There is, however, an even more fundamental reason for why a bad bank won’t work in the Indian context, and that is lack of public trust in government functioning, whether that is justified or not is a different matter. If a bad bank has to take over a loan involving promoter A and bank B, it will require both to take a haircut, and how big this will be—will it be a mundan, to use Rajan’s expression for how defaulting promoters just wanted banks to take a huge haircut—will differ in each case. Even if you assume the promoters are willing to roll over and allow their companies to be taken over—the continuing Vijay Mallya saga shows you just how simplistic this view is—if the bad bank asks promoter A to take a 40% haircut as compared to a 50% haircut for promoter C, you can be sure this will be raked up by the Opposition and by the CAG/ CVC/ CBI—after which, someone like Prashant Bhushan will file a public interest litigation on the crony capitalism involved. And then there will be the issue at what price the company is sold to promoter D for—right now, the way the law is structured for public sector units, it is the L1 tender approach that needs to be followed; there are, of course, exceptions and ways around this, but they tend to get very long and tedious.

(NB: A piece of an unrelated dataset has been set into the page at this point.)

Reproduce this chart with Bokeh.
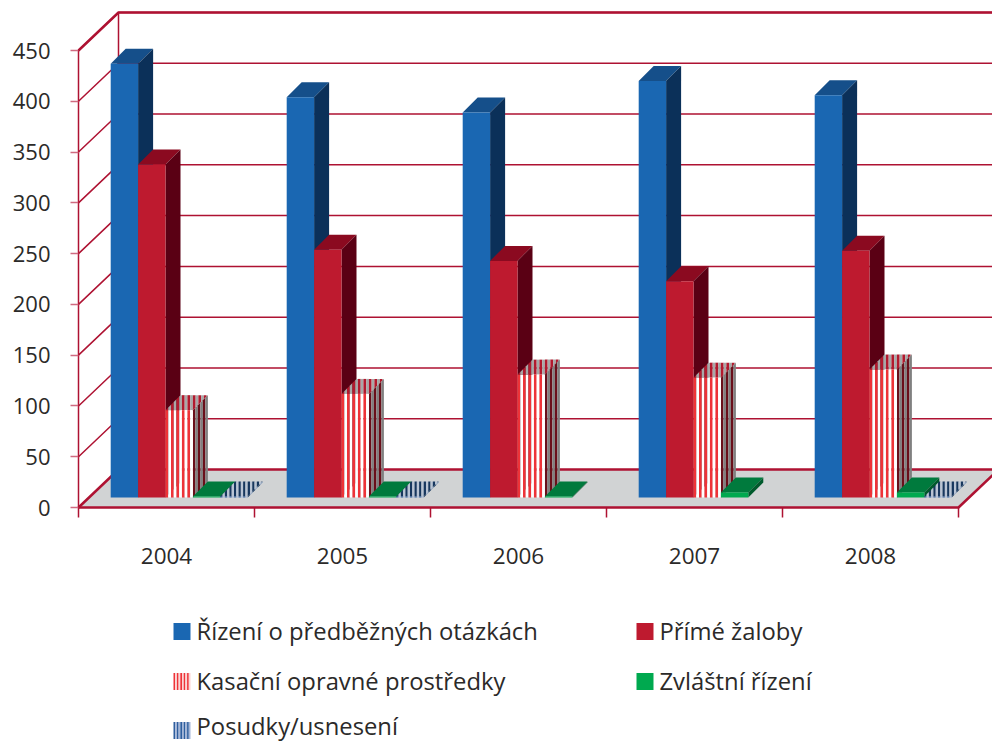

In which case, the government needs to sit down with Opposition parties and CBI/ CVC/ CAG to figure out how this dilemma is to be resolved. Having a very professional board running the bad bank—though the ownership will be that of the government—is one option to show the government is not trying to influence decision-making, but it is not clear how long this can sustain with the political class and even the courts increasingly looking in favour of CAG audits wherever public money is involved, even if through a PPP model.

A good example to cite here is that of SUUTI, or the company created to hold the erstwhile UTI’s shareholding in Axis Bank, L&T and ITC. None of these are PSUs, so logically speaking, there should be no delay at all in the government selling its stake in these firms—this is not acceptable in even the case of PSUs, yet the fear of unions has been a reason behind delays in both disinvestment and privatisation. Yet, successive finance ministers have not sold the government stake in SUUTI for one reason or another. In the past, these reasons have varied from wanting a strategic stake in a company that can one day be making warships (this means the government will actually have to buy more L&T shares since its holdings are way below even 26%!) to how—in the case of ITC—it didn’t want to destabilise a well-performing management; managements don’t get destabilised by share sales, but this was the logic given by a former heavyweight finance minister.

If the government is that wary of unsettling existing management, imagine how it will react when the bad bank seeks to remove, virtually by the scruff of their necks, a whole host of errant promoters? Many of the promoters are those that have funded political parties, including the BJP, in the past and may indeed be still doing so—how is the political system react when its financiers are being so badly treated; make no mistake, if a bad bank is to be created, it will have to be ruthless in the manner in which it deals with defaulters who manage to stay rich while their companies find it difficult to service their debts.